The story follows Campbell as he struggles to find work in the Detroit area. Campbell doesn’t have a car and takes the bus everywhere, which takes a toll on his spirit and his work. When he gets a job at a carwash, Campbell starts searching the classified section for a ride. He finds a listing for this clunker of van and calls the owner. The van’s current driver doesn’t immediately return the call because he’s busy killing people. Prospective buyers, strangers at the beach, and even talk hitchhikers all meet their gruesome ends inside this trap laden crap box. While Campbell starts wooing a coworker and adjusting to a car-less life, the killer decides it’s time to show Campbell what this van can do.
The story goes nowhere and is ultimately pointless. Characters have no arc whatsoever and act without any purpose. The killer has no discernible motivation and appears to chase Campbell because he didn’t buy the van. What constitutes the plot bears no semblance of story structure. There’s a beginning and an end, but the stuff that happens in between doesn’t advance the story. The movie seemingly exists for the express purpose of showing naked women and gory kills. There’s nothing wrong with that, but somehow Creep Van turns both of these time honored horror movie traditions into joyless schlock.
The makeup and practical effects come from Almost Human, the same company that did effects for The Crazies remake and a multitude of other films. They really are a great company for makeup and prosthetic effects and in Creep Van, the gore looks pretty good and is the best part of the movie. It’s not the company’s greatest work, but the effects in this movie are the most competent thing about it.
Technically, the production is pretty amateurish. The lighting is atrocious, with night shots having almost no light sources on the actors and the action of the scene. Whatever tension and horror that could have come from the night scenes disappears a slight distance from the area effect of the bulb. You can still keep the dark mystique of the night while suitably lighting a man getting stabbed in the neck with a car antenna, but for some reason the technique eludes these filmmakers. The cinematography is lacking at best and incompetent at worst. Simple things like properly framing a shot seem like untenable goals for the camera team of Creep Van. There are murders that occur onscreen that cannot be seen because of a big shadow or a poorly placed camera.
The cast is composed of some well-meaning but ultimately bad actors. Nobody is really capable of showing any emotion, not even terror. Every attempt at humor falls flat partially because of the casts lifeless delivery. Lead Brian Kolodzie, while handsome and toned, can’t do more than say the lines and shuffle through the scene. There’s a serious problem when Lloyd Kaufman shows more range in his brief cameo than the rest of the cast does for the 85 minute runtime.

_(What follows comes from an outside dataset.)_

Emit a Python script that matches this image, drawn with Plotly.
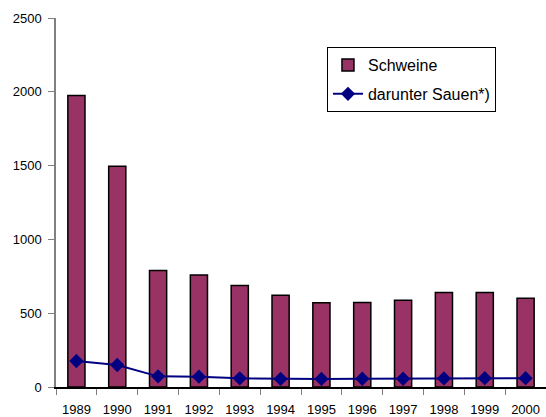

Creep Van tries to be a gnarly little slasher but can’t overcome its complete lack of talent. The movie is deeply flawed in nearly every aspect of the production. Like every other rusted out 70′s van still floating around today, this thing’s a lemon.
The visuals are nothing special and the audio is not much better. The disc comes with two sound setup options if you want to optimize the experience.
The DVD comes with an audio commentary track from co-writer/director Scott McKinlay and co-writer/producer Jim Bartoo. There’s a making of video that’s really more of an interview with McKinlay, who appears to be a passionate and driven filmmaker despite his movie. There’s a true making of segment that focuses purely on the scene where the titular van crashes through a home and kills a couple mid coitus. While not the best edited segment, this one actually shares some good insights into how to shoot such a scene. The interviews with the actors are pointless and short. There’s a deleted scene between Campbell and Amy that adds nothing to a movie that had nothing to begin with. The disc also includes the trailer and the investor trailer that was used to net funding.